— BEGIN Supplied information —
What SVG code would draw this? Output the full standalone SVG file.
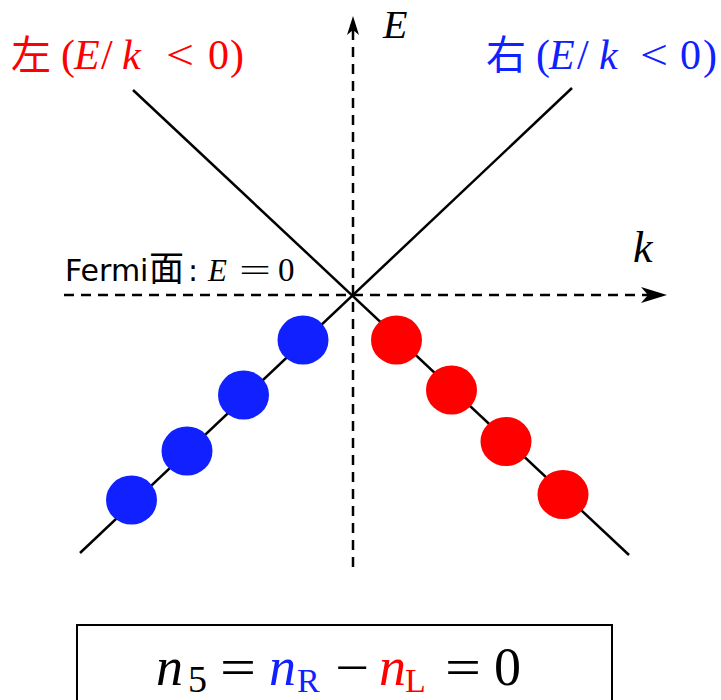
<svg xmlns="http://www.w3.org/2000/svg" width="721" height="700" viewBox="0 0 721 700">
<style>
.ln{stroke:#000;stroke-width:2.5;fill:none}
.ax{stroke:#000;stroke-width:2.5;fill:none;stroke-dasharray:10,7}
.m{font-family:"Liberation Serif","DejaVu Serif",serif}
.i{font-style:italic}
.cjk{font-family:"Noto Sans CJK SC","DejaVu Sans",sans-serif}
.blue{fill:#1020ff}
.red{fill:#ff0000}
</style>
<rect width="721" height="700" fill="#fff"/>
<g id="connectors">
<line class="ax" x1="353" y1="567" x2="353" y2="28"/>
<path d="M353,16 L359,35 L353,30 L347,35 Z" fill="#000"/>
<line class="ax" x1="64" y1="295" x2="655" y2="295"/>
<path d="M667,295 L641,287 L648,295 L641,303 Z" fill="#000"/>
<line class="ln" x1="133" y1="90" x2="629" y2="555"/>
<line class="ln" x1="80" y1="553" x2="572" y2="88"/>
</g>
<g id="blue-dots" class="blue">
<ellipse cx="303" cy="340" rx="25.5" ry="24.5"/>
<ellipse cx="243.5" cy="395" rx="25.5" ry="24.5"/>
<ellipse cx="187" cy="451" rx="25.5" ry="24.5"/>
<ellipse cx="131.5" cy="500" rx="25.5" ry="24.5"/>
</g>
<g id="red-dots" class="red">
<ellipse cx="396.5" cy="340" rx="25.5" ry="24.5"/>
<ellipse cx="451.5" cy="390" rx="25.5" ry="24.5"/>
<ellipse cx="506" cy="441.5" rx="25.5" ry="24.5"/>
<ellipse cx="563" cy="494.5" rx="25.5" ry="24.5"/>
</g>
<g id="label-left" class="red">
<text x="11" y="69" class="cjk" font-size="40">左</text>
<text x="61" y="69" class="m" font-size="42">(</text>
<text x="74" y="69" class="m i" font-size="42">E</text>
<text x="101" y="69" class="m" font-size="42">/</text>
<text x="122" y="69" class="m i" font-size="42">k</text>
<text x="166" y="69" class="m" font-size="42" textLength="28" lengthAdjust="spacingAndGlyphs">&lt;</text>
<text x="208" y="69" class="m" font-size="42">0</text>
<text x="230" y="69" class="m" font-size="42">)</text>
</g>
<g id="label-right" class="blue">
<text x="486" y="69" class="cjk" font-size="40">右</text>
<text x="536" y="69" class="m" font-size="42">(</text>
<text x="549" y="69" class="m i" font-size="42">E</text>
<text x="577" y="69" class="m" font-size="42">/</text>
<text x="599" y="69" class="m i" font-size="42">k</text>
<text x="640" y="69" class="m" font-size="42" textLength="28" lengthAdjust="spacingAndGlyphs">&lt;</text>
<text x="680" y="69" class="m" font-size="42">0</text>
<text x="703" y="69" class="m" font-size="42">)</text>
</g>
<g id="axis-E"><text x="383" y="38" class="m i" font-size="40">E</text></g>
<g id="axis-k"><text x="633" y="262" class="m i" font-size="44">k</text></g>
<g id="fermi">
<text x="65" y="281" font-family="DejaVu Sans,sans-serif" font-size="30">Fermi</text>
<text x="149" y="281" class="cjk" font-size="35">面</text>
<text x="188" y="281" font-family="DejaVu Sans,sans-serif" font-size="30">:</text>
<text x="208" y="281" class="m i" font-size="31">E</text>
<text x="239" y="281" class="m" font-size="32" textLength="32" lengthAdjust="spacingAndGlyphs">=</text>
<text x="278" y="281" class="m" font-size="33">0</text>
</g>
<g id="formula">
<rect x="77" y="625" width="535" height="100" fill="none" stroke="#000" stroke-width="2"/>
<text x="156" y="685" class="m i" font-size="54">n</text>
<text x="188" y="692" class="m" font-size="38">5</text>
<text x="220" y="685" class="m" font-size="52" textLength="36" lengthAdjust="spacingAndGlyphs">=</text>
<text x="269" y="685" class="m i blue" font-size="54">n</text>
<text x="297" y="692" class="m blue" font-size="34">R</text>
<text x="335" y="685" class="m" font-size="52" textLength="34" lengthAdjust="spacingAndGlyphs">−</text>
<text x="379" y="685" class="m i red" font-size="54">n</text>
<text x="405" y="692" class="m red" font-size="34">L</text>
<text x="445" y="685" class="m" font-size="52" textLength="36" lengthAdjust="spacingAndGlyphs">=</text>
<text x="494" y="685" class="m" font-size="54">0</text>
</g>
</svg>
— END Supplied information —
Your task:
Quote the listing above in full, except for the pictures.

Written response:
What SVG code would draw this? Output the full standalone SVG file.
<svg xmlns="http://www.w3.org/2000/svg" width="721" height="700" viewBox="0 0 721 700">
<style>
.ln{stroke:#000;stroke-width:2.5;fill:none}
.ax{stroke:#000;stroke-width:2.5;fill:none;stroke-dasharray:10,7}
.m{font-family:"Liberation Serif","DejaVu Serif",serif}
.i{font-style:italic}
.cjk{font-family:"Noto Sans CJK SC","DejaVu Sans",sans-serif}
.blue{fill:#1020ff}
.red{fill:#ff0000}
</style>
<rect width="721" height="700" fill="#fff"/>
<g id="connectors">
<line class="ax" x1="353" y1="567" x2="353" y2="28"/>
<path d="M353,16 L359,35 L353,30 L347,35 Z" fill="#000"/>
<line class="ax" x1="64" y1="295" x2="655" y2="295"/>
<path d="M667,295 L641,287 L648,295 L641,303 Z" fill="#000"/>
<line class="ln" x1="133" y1="90" x2="629" y2="555"/>
<line class="ln" x1="80" y1="553" x2="572" y2="88"/>
</g>
<g id="blue-dots" class="blue">
<ellipse cx="303" cy="340" rx="25.5" ry="24.5"/>
<ellipse cx="243.5" cy="395" rx="25.5" ry="24.5"/>
<ellipse cx="187" cy="451" rx="25.5" ry="24.5"/>
<ellipse cx="131.5" cy="500" rx="25.5" ry="24.5"/>
</g>
<g id="red-dots" class="red">
<ellipse cx="396.5" cy="340" rx="25.5" ry="24.5"/>
<ellipse cx="451.5" cy="390" rx="25.5" ry="24.5"/>
<ellipse cx="506" cy="441.5" rx="25.5" ry="24.5"/>
<ellipse cx="563" cy="494.5" rx="25.5" ry="24.5"/>
</g>
<g id="label-left" class="red">
<text x="11" y="69" class="cjk" font-size="40">左</text>
<text x="61" y="69" class="m" font-size="42">(</text>
<text x="74" y="69" class="m i" font-size="42">E</text>
<text x="101" y="69" class="m" font-size="42">/</text>
<text x="122" y="69" class="m i" font-size="42">k</text>
<text x="166" y="69" class="m" font-size="42" textLength="28" lengthAdjust="spacingAndGlyphs">&lt;</text>
<text x="208" y="69" class="m" font-size="42">0</text>
<text x="230" y="69" class="m" font-size="42">)</text>
</g>
<g id="label-right" class="blue">
<text x="486" y="69" class="cjk" font-size="40">右</text>
<text x="536" y="69" class="m" font-size="42">(</text>
<text x="549" y="69" class="m i" font-size="42">E</text>
<text x="577" y="69" class="m" font-size="42">/</text>
<text x="599" y="69" class="m i" font-size="42">k</text>
<text x="640" y="69" class="m" font-size="42" textLength="28" lengthAdjust="spacingAndGlyphs">&lt;</text>
<text x="680" y="69" class="m" font-size="42">0</text>
<text x="703" y="69" class="m" font-size="42">)</text>
</g>
<g id="axis-E"><text x="383" y="38" class="m i" font-size="40">E</text></g>
<g id="axis-k"><text x="633" y="262" class="m i" font-size="44">k</text></g>
<g id="fermi">
<text x="65" y="281" font-family="DejaVu Sans,sans-serif" font-size="30">Fermi</text>
<text x="149" y="281" class="cjk" font-size="35">面</text>
<text x="188" y="281" font-family="DejaVu Sans,sans-serif" font-size="30">:</text>
<text x="208" y="281" class="m i" font-size="31">E</text>
<text x="239" y="281" class="m" font-size="32" textLength="32" lengthAdjust="spacingAndGlyphs">=</text>
<text x="278" y="281" class="m" font-size="33">0</text>
</g>
<g id="formula">
<rect x="77" y="625" width="535" height="100" fill="none" stroke="#000" stroke-width="2"/>
<text x="156" y="685" class="m i" font-size="54">n</text>
<text x="188" y="692" class="m" font-size="38">5</text>
<text x="220" y="685" class="m" font-size="52" textLength="36" lengthAdjust="spacingAndGlyphs">=</text>
<text x="269" y="685" class="m i blue" font-size="54">n</text>
<text x="297" y="692" class="m blue" font-size="34">R</text>
<text x="335" y="685" class="m" font-size="52" textLength="34" lengthAdjust="spacingAndGlyphs">−</text>
<text x="379" y="685" class="m i red" font-size="54">n</text>
<text x="405" y="692" class="m red" font-size="34">L</text>
<text x="445" y="685" class="m" font-size="52" textLength="36" lengthAdjust="spacingAndGlyphs">=</text>
<text x="494" y="685" class="m" font-size="54">0</text>
</g>
</svg>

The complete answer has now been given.